Let's say that we'd have fighter meet a' la Red Flag, Top Gun etc., where you'd test *everything* with these five jets. Air to air, air to ground, intercept-lock and shoot down, ground support as in maintenance, cockpit layout, hot and cold weather, you name it!

Dassault Mirage IIIE 
E/E Lightning F6
MiG-21F
Saab 35F Draken 
F-106 Delta Dart

Oh, the year is 1965, you have spanking new red '65 Mustang soft top on the base, you and your fighter jockey friends think that you're God's gift to woman and best thing since slized bread!


----------



## tomo pauk (May 1, 2009)

Hate to rain to the parade, but we a re missing the top-dog, F-4 Phantom II...


----------



## Lucky13 (May 1, 2009)

True buddy, but I was thinking more about single seat fighters....


----------



## tomo pauk (May 1, 2009)

Well then I'd go for Delta Dart; the plane is HOT!


----------



## ccheese (May 1, 2009)

Oh foo..... when I saw the topic of the thread, I'm thinkin' '49 Mercurys,
especially since it was started by Lucky. 

Charles


----------



## Lucky13 (May 1, 2009)

Better start one for you then Mr C!


----------



## Murray B (May 27, 2009)

My choice is the Lightning since all the others are deltas and will lose too much speed in turns. My favorite aircraft of the time is the F-4 but it is not listed.



Lucky13 said:


> Oh, the year is 1965, you have spanking new red '65 Mustang soft top on the base...

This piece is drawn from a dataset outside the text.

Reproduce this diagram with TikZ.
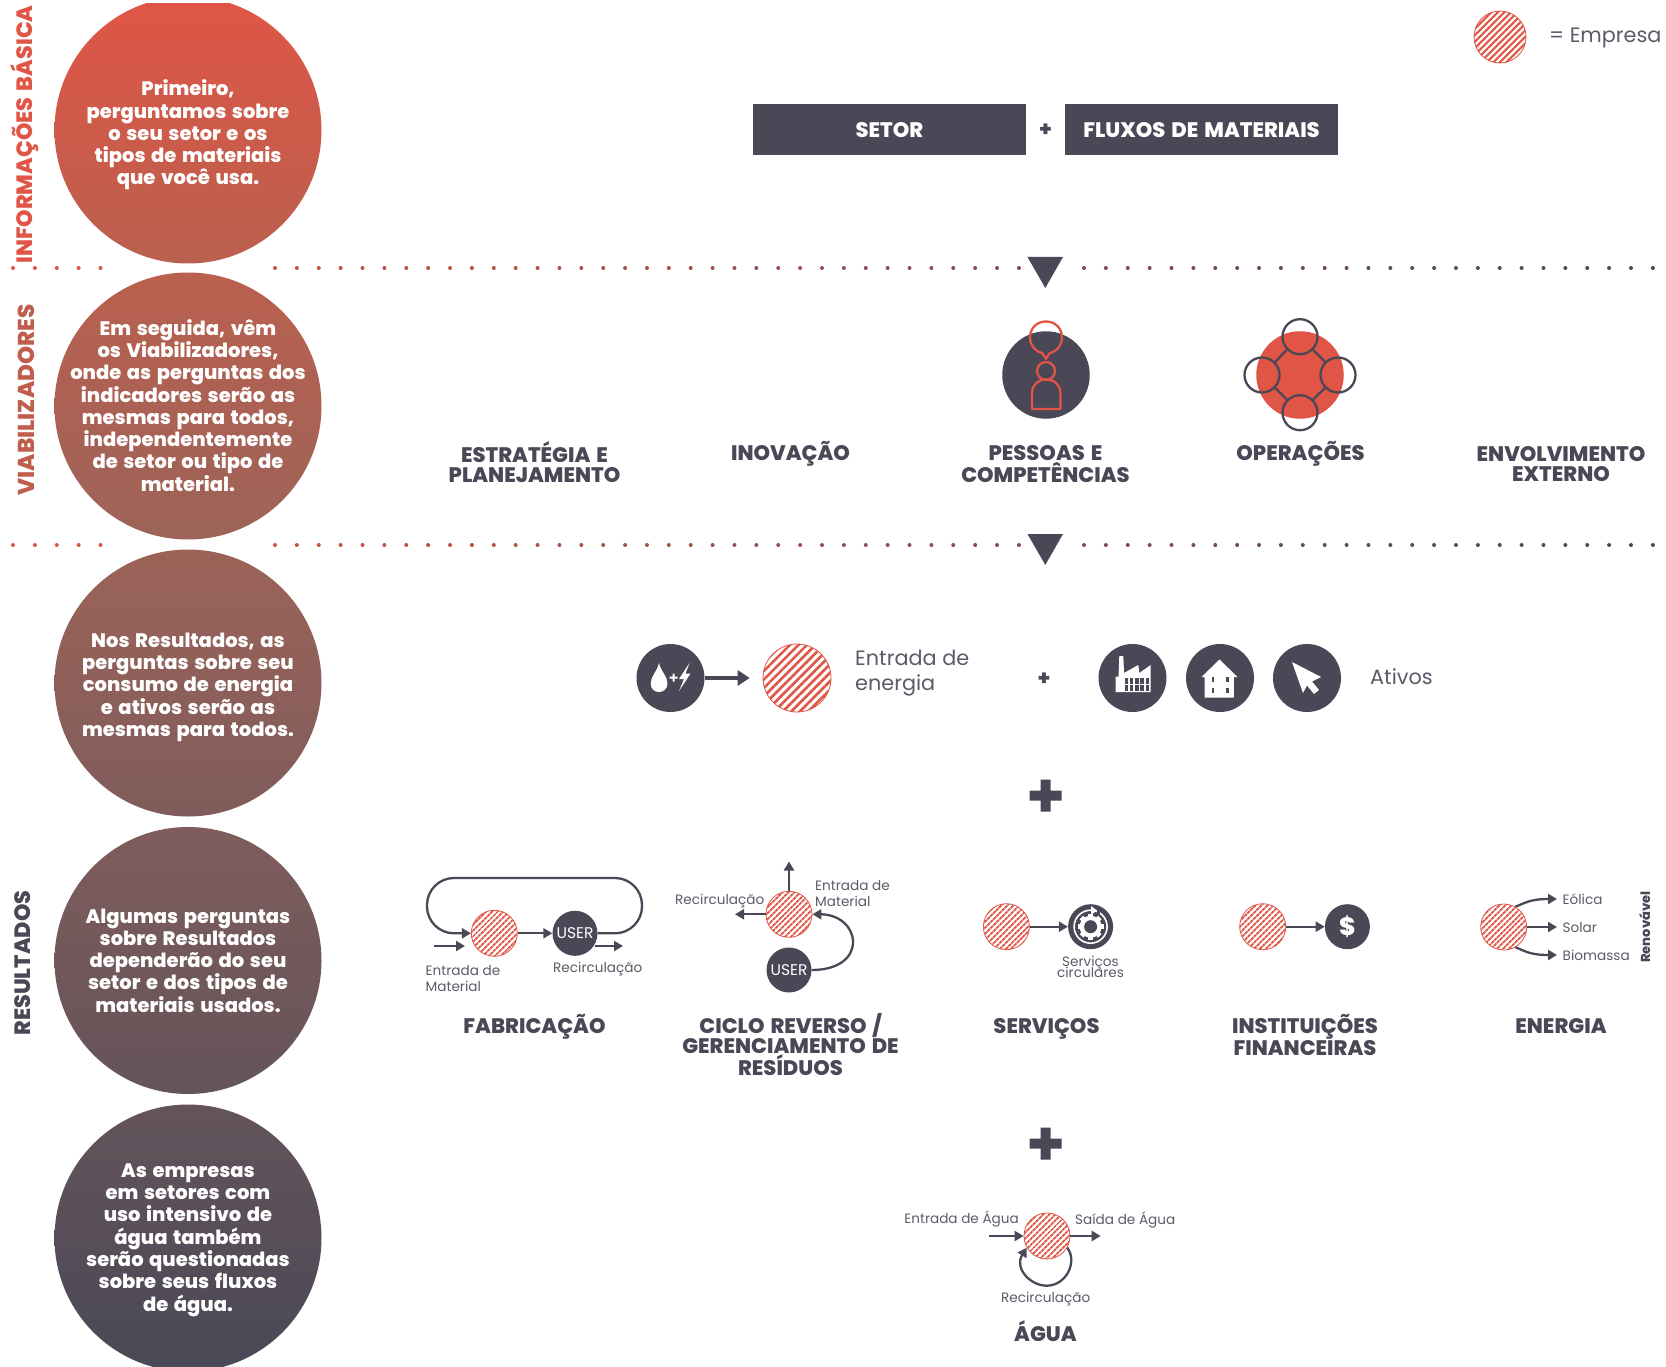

In '65 a Mustang was a "girls car" and I would not have wanted one. The dream cars for guys in '65 would be more like Corvette 396s, Cobra 427s, and a Plymouth Belvederes with the 426 Hemi.


----------



## Stitch (May 27, 2009)

Murray B said:


> My choice is the Lightning since all the others are deltas and will lose too much speed in turns. My favorite aircraft of the time is the F-4 but it is not listed.



Technically, the J-35 was a "double delta", but close enough. You're missing the F-104, also, but it didn't have an air-to-ground mission yet, so I'm going with the J-35 as the best "all-around" fighter/interceptor of the mid-60's. The F-106 didn't have an air-to-ground capabaility, either, and never did in it's 30-year operational history.


----------



## pbfoot (May 27, 2009)

Stitch said:


> Technically, the J-35 was a "double delta", but close enough. You're missing the F-104, also, but it didn't have an air-to-ground mission yet, so I'm going with the J-35 as the best "all-around" fighter/interceptor of the mid-60's. The F-106 didn't have an air-to-ground capabaility, either, and never did in it's 30-year operational history.


The 104 was always a lo level strike aircraft with RCAF


----------



## Stitch (May 28, 2009)

pbfoot said:


> The 104 was always a lo level strike aircraft with RCAF



Yes, I stand corrected; I didn't think the G came out until after 1965 but, apparently, it was flying as early as 1960. I suppose it could've been a competitor in this contest . . . . .


----------